Alan writes, amidst other arguments:
> The simultaneous paradigm produces the absurd
> result that they can accumulate with a rising rate of profit.
I don't see how this result can be labelled "absurd" without further
specification. In particular, the notion that a rising rate of
profit may coincide with capital accumulation is neither necessary
nor unique to the simultaneous approach to value determination.
Nor can it possibly be, since profit dynamics occur in the world of prices,
and the simultaneous approach only establishes an algorithm for determining
values, understood quite independently of prices.

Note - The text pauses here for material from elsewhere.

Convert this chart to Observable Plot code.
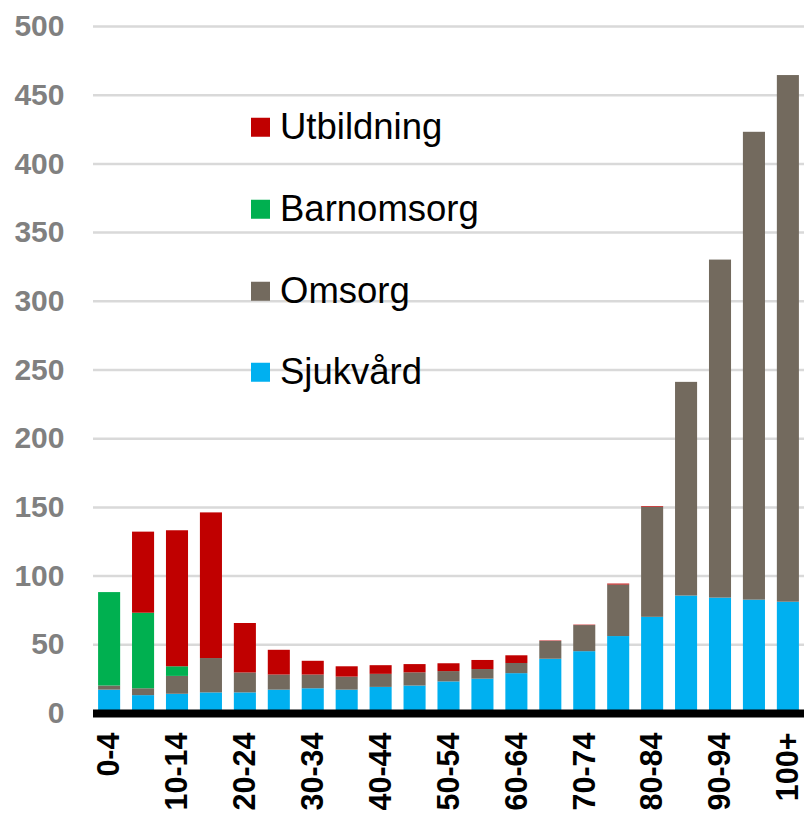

For example, if the rate of profit is below the "steady state" level
Marx speaks of in section 1 of Ch. 25, the rate of profit will rise
in an accumulating economy as long as the rate of capital
accumulation is below the (exogenously given) rate of labor force
growth, net of the rate of capital depreciation. Nothing absurd about that.
Indeed, if the temporal approach doesn't deliver the same result under such
conditions, I'd say it's a defect rather than a virtue of that approach.
Conversely, if the rate of profit is above this "steady state" level, the
rate of profit will fall.
>It is not a
> refutation of the temporal approach to establish that if they stop
> accumulating, the profit rate rises. On the contrary, it is a confirmation
> of the temporal approach, which predicts that they must periodically
> stop accumulating in order to restore profitability, and that this is why
> there are periodic crises.
As indicated above, the same conclusion can be reached on the basis
of the simultaneous paradigm. Again, I don't see how this can be a
basis for distinguishing between the two systems.